Mercoledì sera mi sono addormentato pensando che molti italiani potessero erroneamente considerare il nuovo governo già in carica e pienamente operativo.
Manco a farlo apposta, la mattina dopo Massimo Gramellini ha dedicato proprio a questo tema il suo
“Caffè” sul Corriere della Sera. Scrive Gramellini: “…la sapiente lentezza dei riti istituzionali si scontra con la rapidità isterica della civiltà degli smartphone, che non conosce il significato di vocaboli desueti come «attesa» e «decantazione». Le cronache già segnalano occupazioni di studenti che protestano contro il governo Meloni, mentre un po’ ovunque spuntano fieri difensori dell’operato del nuovo corso, che però è ancora e sempre quello vecchio.”
Anch’io, per la prima volta, ho pensato che 18 giorni tra la data delle elezioni e la prima convocazione del nuovo Parlamento siano una “eternità”, nonostante questi siano i miei ultimi giorni da parlamentare in carica.
Cenni autobiografici a parte, rimane il dubbio che certi riti siano comunque troppo lenti per l’era digitale. Vero è che ancora non vi è certezza definitiva su chi siano tutti i parlamentari realmente eletti. Mentre scrivo sono ancora 44 (33 alla Camera e 11 al Senato) i seggi non ancora assegnati. L’algoritmo che li assegnerà sta operando e poi vi sarà il passaggio ufficiale delle Corti d’Appello
e della Corte di Cassazione.
Tuttavia, la “rapidità isterica della civiltà degli smartphone” è un concetto da approfondire.
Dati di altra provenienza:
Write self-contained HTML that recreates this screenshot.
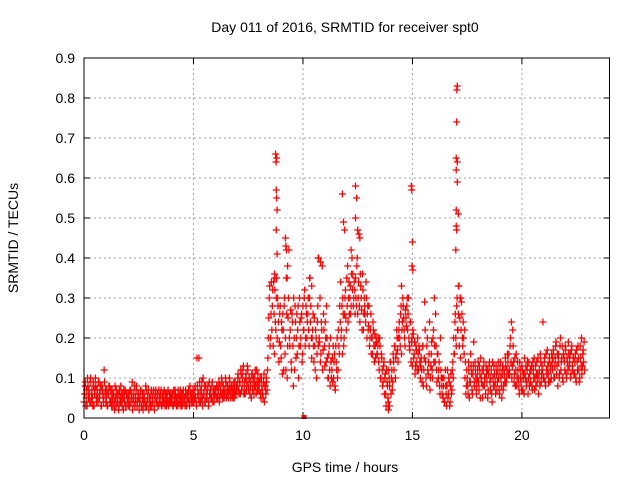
<!DOCTYPE html>
<html><head><meta charset="utf-8">
<style>
html,body{margin:0;padding:0;background:#fff;}
svg{display:block;font-family:"Liberation Sans",sans-serif;}
</style></head>
<body>
<svg id="chart" width="640" height="480" viewBox="0 0 640 480">
  <rect x="0" y="0" width="640" height="480" fill="#fff"/>
  <text x="345" y="32" font-size="14" text-anchor="middle" fill="#000">Day 011 of 2016, SRMTID for receiver spt0</text>
  <text x="345" y="472" font-size="14" text-anchor="middle" fill="#000">GPS time / hours</text>
  <text transform="translate(18,238) rotate(-90)" font-size="14" text-anchor="middle" fill="#000">SRMTID / TECUs</text>
  <g id="grid"></g>
  <g id="ticks"></g>
  <g id="marks"></g>
  <rect x="84" y="58" width="525.5" height="360" fill="none" stroke="#000" stroke-width="1"/>
</svg>
<script>
const xTicks = [0, 5, 10, 15, 20];
const yTicks = [0, 0.1, 0.2, 0.3, 0.4, 0.5, 0.6, 0.7, 0.8, 0.9];
const xDomain = [0, 24];
const yDomain = [0, 0.9];
// quiet-period samples (hundredths of TECU), start 0 h, every 0.04 h
const quietStart = 0;
const quietStep = 0.04;
const quietValues = [
4,8,3,7,10,5,6,9,4,7,3,8,6,10,5,7,4,9,6,8,3,7,5,12,6,
4,7,3,6,8,4,5,7,3,6,2,5,7,4,6,3,5,8,4,6,2,5,7,3,6,
4,6,3,7,5,9,4,6,3,5,8,4,6,2,5,7,3,6,4,5,3,7,4,6,2,
5,3,7,4,6,3,5,7,4,6,3,5,4,7,3,6,5,4,6,3,5,7,4,5,6,
4,6,3,5,7,4,5,3,6,4,7,5,3,6,4,5,7,3,6,5,4,8,5,6,4,
6,5,8,4,15,6,5,9,4,7,5,10,6,4,8,5,7,3,9,6,5,8,4,7,6,
7,5,8,6,9,5,7,10,6,8,5,7,9,6,8,5,10,7,6,8,5,9,7,6,8,
8,11,6,9,12,7,10,13,8,6,11,9,12,7,10,8,5,11,9,6,10,8,12,7,9,
7,10,5,8,6,9,4,8,10,7];
// second receiver-pair quiet samples, start 0.02 h, every 0.04 h
const quiet2Start = 0.02;
const quiet2Values = [
6,9,5,3,8,7,4,10,6,5,9,3,7,8,4,6,9,5,7,3,8,6,4,9,7,
5,3,6,8,4,7,3,5,6,4,8,3,6,5,2,7,4,6,3,5,7,4,3,6,5,
3,5,7,4,6,2,5,8,4,7,3,6,5,4,7,3,5,2,6,4,8,3,5,7,4,
4,6,3,5,7,2,6,4,5,3,7,4,6,3,5,4,7,3,5,6,4,3,6,4,5,
5,3,7,4,6,3,5,7,4,5,3,6,4,7,5,3,6,4,5,7,3,6,4,5,7,
4,7,5,3,8,6,4,7,5,9,3,6,8,4,6,5,8,4,6,7,5,9,6,4,7,
6,8,5,7,4,8,6,9,5,7,6,10,5,8,6,7,9,5,8,6,7,5,9,6,7,
10,7,9,6,11,8,12,6,9,10,7,13,8,10,6,9,11,7,10,8,12,6,9,11,7,
9,6,10,7,5,11,8,6,9,12];
// active-period samples, start 8.4 h, every 0.04 h
const activeStart = 8.4;
const activeStep = 0.04;
const activeValues = [
15,25,33,20,34,28,18,26,32,22,35,30,24,19,28,15,22,26,12,30,20,35,10,25,42,
18,27,12,24,8,20,28,15,26,22,10,30,18,25,14,28,22,32,20,26,24,30,18,35,28,
15,22,18,25,12,20,16,28,40,19,14,24,38,17,22,13,20,28,15,10,18,8,14,12,9,
10,16,7,14,20,12,18,28,34,22,16,26,20,30,25,35,38,30,26,33,28,40,36,30,32,
35,28,40,30,46,24,33,27,36,22,30,26,34,20,28,23,18,22,16,20,24,18,21,15,19,
16,20,12,18,10,15,8,13,6,11,3,9,5,12,8,14,10,7,16,12,18,15,22,17,20,
24,18,28,22,30,25,20,27,23,30,26,20,17,24,19,13,21,16,11,18,14,20,12,17,10,
15,9,18,12,29,14,8,20,11,16,7,13,19,10,22,30,14,18,9,16,12,8,20,10,6,
5,10,4,8,3,12,6,9,4,11,7,14,20,16,26,18,30,22,33,25,15,29,20,24,16,
10,6,12,8,14,5,9,13,7,11,19,8,12,6,10,14,7,11,15,9,5,12,8,10,13,
9,5,11,14,7,12,4,10,13,8,6,11,9,14,7,12,10,5,13,8,11,15,9,12,14,
16,11,20,24,13,18,9,15,12,8,14,10,6,12,9,13,7,11,15,10,8,12,6,14,11,
9,13,7,12,15,10,8,14,11,6,12,16,9,13,24,10,15,8,12,17,11,14,9,13,16,
12,17,10,15,19,13,8,16,11,20,14,18,9,15,12,17,10,14,19,13,16,11,18,12,15,
11,16,9,14,18,12,10,15,20,13,17,19];
// second active samples, start 8.42 h, every 0.04 h
const active2Start = 8.42;
const active2Values = [
20,30,18,26,22,32,34,16,24,30,20,28,14,26,18,24,11,22,28,16,12,26,18,30,20,
22,14,26,18,30,12,24,20,16,28,18,24,20,26,16,22,30,18,28,20,26,22,30,24,20,
20,26,14,18,22,10,24,18,20,30,16,22,12,26,18,24,14,20,10,16,12,20,10,15,18,
14,8,18,12,10,22,16,24,20,28,30,18,26,32,22,28,24,34,30,26,36,32,28,34,26,
30,38,26,34,28,36,30,22,32,26,28,24,30,26,22,28,20,26,20,16,22,14,18,20,16,
18,14,20,10,16,12,9,14,10,6,12,8,4,10,14,6,12,9,14,18,10,16,20,14,22,
20,26,16,24,28,22,18,25,28,22,30,18,24,14,20,22,15,19,13,17,12,16,18,14,13,
12,18,8,15,22,10,18,12,14,24,10,16,12,20,14,18,26,12,16,10,14,6,12,8,10,
8,4,12,6,8,5,10,3,8,6,12,10,16,24,20,28,22,26,18,30,22,26,18,20,22,
14,8,10,6,12,9,16,11,6,13,9,14,10,8,12,9,13,5,10,12,8,14,10,6,11,
12,7,13,9,10,6,14,8,11,9,13,7,12,10,6,14,8,11,7,12,9,13,10,16,11,
12,18,14,10,22,14,11,8,16,10,12,8,14,10,7,12,10,6,11,13,9,14,10,8,12,
12,8,14,10,7,13,11,9,15,10,8,14,11,12,10,14,9,16,11,13,9,15,12,10,14,
15,10,13,18,11,16,14,10,18,12,15,10,16,14,18,11,15,12,16,14,10,17,13,15,11,
14,10,17,12,15,9,18,13,11,16,14,12];
// isolated spike points
const spikeTimes = [8.75,8.77,8.8,8.78,8.8,8.82,8.78,8.82,8.7,8.72,9.2,9.22,9.25,9.3,9.28,10.3,10.4,10.7,10.8,11.8,11.85,11.9,12.4,12.45,12.4,12.5,12.6,12.2,14.5,14.95,14.97,15.0,14.98,15.02,17.05,17.03,17.02,17.0,17.05,17.0,17.05,17.0,17.1,17.0,17.02,16.98,17.1,17.2,13.9,13.95,5.25];
const spikeValues = [0.66,0.64,0.65,0.57,0.55,0.52,0.47,0.41,0.36,0.35,0.45,0.43,0.42,0.38,0.35,0.35,0.33,0.40,0.39,0.56,0.49,0.47,0.58,0.55,0.50,0.47,0.45,0.42,0.33,0.58,0.57,0.44,0.38,0.37,0.83,0.82,0.74,0.65,0.64,0.62,0.59,0.52,0.51,0.48,0.47,0.42,0.33,0.30,0.02,0.03,0.15];

const L=84, R=609.5, T=58, B=418;
function xs(v){return L+(v-xDomain[0])/(xDomain[1]-xDomain[0])*(R-L);}
function ys(v){return B-(v-yDomain[0])/(yDomain[1]-yDomain[0])*(B-T);}
const NS="http://www.w3.org/2000/svg";
const grid=document.getElementById('grid'), ticks=document.getElementById('ticks'), marks=document.getElementById('marks');

xTicks.forEach(function(t){
  const x=xs(t);
  if(t>xDomain[0]){
    const g=document.createElementNS(NS,'line');
    g.setAttribute('x1',x);g.setAttribute('x2',x);g.setAttribute('y1',T);g.setAttribute('y2',B);
    g.setAttribute('stroke','#a0a0a0');g.setAttribute('stroke-dasharray','2,3');
    
    
    grid.appendChild(g);
  }
  const m=document.createElementNS(NS,'path');
  m.setAttribute('d','M'+x+' '+B+'v-6M'+x+' '+T+'v6');
  m.setAttribute('stroke','#000');
  
  
  ticks.appendChild(m);
  const tx=document.createElementNS(NS,'text');
  tx.setAttribute('x',x);tx.setAttribute('y',B+22);tx.setAttribute('font-size','14');tx.setAttribute('text-anchor','middle');
  tx.textContent=String(t);
  
  
  ticks.appendChild(tx);
});
yTicks.forEach(function(t){
  const y=ys(t);
  if(t>yDomain[0] && t<yDomain[1]){
    const g=document.createElementNS(NS,'line');
    g.setAttribute('x1',L);g.setAttribute('x2',R);g.setAttribute('y1',y);g.setAttribute('y2',y);
    g.setAttribute('stroke','#a0a0a0');g.setAttribute('stroke-dasharray','2,3');
    
    
    grid.appendChild(g);
  }
  const m=document.createElementNS(NS,'path');
  m.setAttribute('d','M'+L+' '+y+'h6M'+R+' '+y+'h-6');
  m.setAttribute('stroke','#000');
  
  
  ticks.appendChild(m);
  const tx=document.createElementNS(NS,'text');
  tx.setAttribute('x',L-9);tx.setAttribute('y',y+5);tx.setAttribute('font-size','14');tx.setAttribute('text-anchor','end');
  tx.textContent=(t===0)?'0':t.toFixed(1);
  
  
  ticks.appendChild(tx);
});

function plus(t,v){
  const x=xs(t), y=ys(v);
  const p=document.createElementNS(NS,'path');
  p.setAttribute('d','M'+(x-3.5)+' '+y+'h7M'+x+' '+(y-3.5)+'v7');
  p.setAttribute('stroke','#ff0000');p.setAttribute('stroke-width','1.3');p.setAttribute('fill','none');
  
  
  marks.appendChild(p);
}
quietValues.forEach(function(v,i){plus(quietStart+i*quietStep, v/100);});
quiet2Values.forEach(function(v,i){plus(quiet2Start+i*quietStep, v/100);});
activeValues.forEach(function(v,i){plus(activeStart+i*activeStep, v/100);});
active2Values.forEach(function(v,i){plus(active2Start+i*activeStep, v/100);});
spikeTimes.forEach(function(t,i){plus(t, spikeValues[i]);});
const sq=document.createElementNS(NS,'rect');
sq.setAttribute('x',xs(10.05)-2.5);sq.setAttribute('y',ys(0)-3);sq.setAttribute('width',5);sq.setAttribute('height',4);sq.setAttribute('fill','#ff0000');


marks.appendChild(sq);
</script>
</body></html>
È una riflessione che ci riporta al grande tema di come la tecnologia, il digitale e i social stanno modificando il nostro modo di pensare, il funzionamento del nostro cervello.
A questo proposito, Derrick de Kerchove, noto sociologo e studioso dei media digitali e non, in una pessimistica (o solo realistica?) riflessione dal titolo “L’algoritmo vota per noi”, (La Stampa, mercoledì 28 settembre) ricorda come l’ambiente mediatico non solo decide a cosa “dobbiamo” dare attenzione ma anche come pensiamo e ci orientiamo nel mondo. Ogni media favorisce certe abitudini cognitive rispetto ad altre. Scrive de Kervhove: “…gli strumenti digitali per risparmiare tempo e fatica hanno gradualmente impoverito le competenze innate che le persone acquisiscono con il tempo dell’apprendimento; si è ridotta anche la disponibilità a compiere sforzi intellettuali di base per comprendere il proprio contesto e valutare le proprie responsabilità”.
Insomma siamo di fronte a una grande trasformazione del modo di operare del nostro cervello? Avremo modo di tornare sul tema, che è decisivo, specie per le giovani generazioni.
Nel frattempo, una considerazione finale a margine, a proposito della influenza degli influencer.
A giudicare dai risultati elettorali tutti gli/le influencer che si sono schierati contro Giorgia Meloni, non hanno sortito effetto. Ne argomenta Francesco Maria Del Vigo su
Il Giornale: “Una potenza di fuoco, a livello teorico, sterminata, capace di raggiungere molti più (e)lettori di qualsivoglia media tradizionale”. Eppure non ha funzionato. “Chi davvero influenza una decisione, sono le persone autorevoli in quel campo”, ha detto nel medesimo articolo
Marco Camisani Calzolari.
Al di là delle elezioni e della potenza degli algoritmi, questa è una buona notizia per tutti noi.